#### [Instruction]
Set down the lines that begin at the top of the records and end with the line containing "from matplotlib.lines import Line2D", and drop every picture.

Entries taken from a collection:

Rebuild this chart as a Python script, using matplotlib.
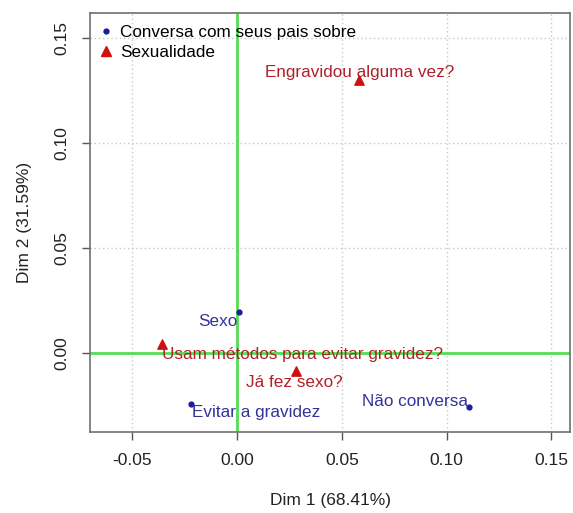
import matplotlib
matplotlib.use('Agg')
from matplotlib import pyplot as plt
from matplotlib.lines import Line2D

# pontos "Conversa com seus pais sobre"
conv_labels = ['Sexo', 'Evitar a gravidez', 'Não conversa']
conv_x = [0.0008, -0.0222, 0.1107]
conv_y = [0.0196, -0.0246, -0.0258]

# pontos "Sexualidade"
sex_labels = ['Engravidou alguma vez?', 'Usam métodos para evitar gravidez?', 'Já fez sexo?']
sex_x = [0.0582, -0.0360, 0.0280]
sex_y = [0.1300, 0.0040, -0.0087]

x_ticks = [-0.05, 0.00, 0.05, 0.10, 0.15]
y_ticks = [0.00, 0.05, 0.10, 0.15]

plt.rcParams['font.family'] = ['Liberation Sans', 'DejaVu Sans']

fig = plt.figure(figsize=(5.73, 5.13), dpi=100)
ax = fig.add_axes([0.157, 0.157, 0.838, 0.817])

ax.set_xlim(-0.0703, 0.1589)
ax.set_ylim(-0.038, 0.162)

ax.grid(True, color='#c8c8c8', linestyle=(0, (1, 2)), linewidth=1)
ax.set_axisbelow(True)
ax.axhline(0, color='#55dd55', linewidth=2, zorder=2)
ax.axvline(0, color='#55dd55', linewidth=2, zorder=2)

blue = '#1c1c9c'
blue_txt = '#33339a'
red = '#d01010'
red_txt = '#b0202a'
fs = 12.3

ax.scatter(conv_x, conv_y, s=12, color=blue, zorder=3)
ax.scatter(sex_x, sex_y, s=45, marker='^', color=red, zorder=3)

# posicao dos rotulos (deslocamento em pontos, alinhamento)
conv_pos = [((-1, -7), 'right'), ((1, -6), 'left'), ((-1, 4), 'right')]
sex_pos = [((0, 6), 'center'), ((0, -7), 'left'), ((-1, -8), 'center')]

for i in range(len(conv_labels)):
    off, ha = conv_pos[i]
    ax.annotate(conv_labels[i], (conv_x[i], conv_y[i]), xytext=off, textcoords='offset points',
                ha=ha, va='center', color=blue_txt, fontsize=fs, zorder=4)
for i in range(len(sex_labels)):
    off, ha = sex_pos[i]
    ax.annotate(sex_labels[i], (sex_x[i], sex_y[i]), xytext=off, textcoords='offset points',
                ha=ha, va='center', color=red_txt, fontsize=fs, zorder=4)

ax.set_xticks(x_ticks)
ax.set_xticklabels(['%.2f' % v for v in x_ticks])
ax.set_yticks(y_ticks)
ax.set_yticklabels(['%.2f' % v for v in y_ticks], rotation=90, va='center')
ax.tick_params(direction='out', length=6, width=1, color='#555555', labelsize=12.5,
               labelcolor='#222222', pad=9)

for sp in ax.spines.values():
    sp.set_color('#707070')
    sp.set_linewidth(1.2)

ax.set_xlabel('Dim 1 (68.41%)', fontsize=12.5, color='#222222', labelpad=18)
ax.set_ylabel('Dim 2 (31.59%)', fontsize=12.5, color='#222222', labelpad=16)

handles = [Line2D([], [], marker='o', linestyle='', color=blue, markersize=3.5),
           Line2D([], [], marker='^', linestyle='', color=red, markersize=7)]
ax.legend(handles, ['Conversa com seus pais sobre', 'Sexualidade'], loc='upper left',
          bbox_to_anchor=(-0.005, 1.0), frameon=False, fontsize=fs, handletextpad=0.4,
          labelspacing=0.25, borderaxespad=0.3, handlelength=0.8)

plt.savefig('out.png', dpi=100)
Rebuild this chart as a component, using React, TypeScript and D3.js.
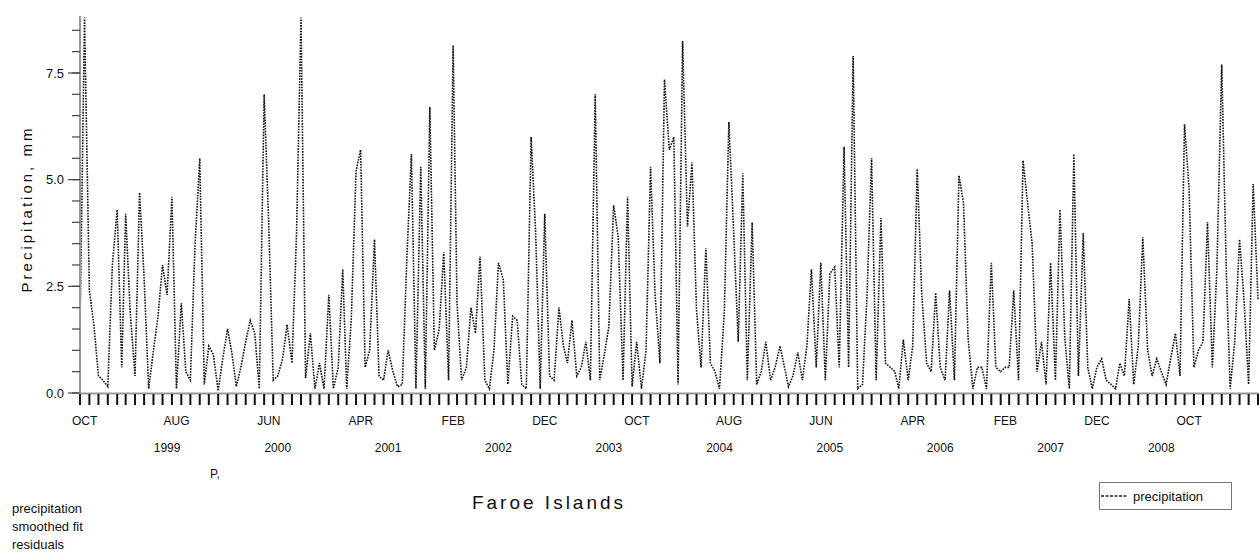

#### [Solution for this exercise]
Rebuild this chart as a Python script, using matplotlib.
import matplotlib
matplotlib.use('Agg')
from matplotlib import pyplot as plt
from matplotlib.lines import Line2D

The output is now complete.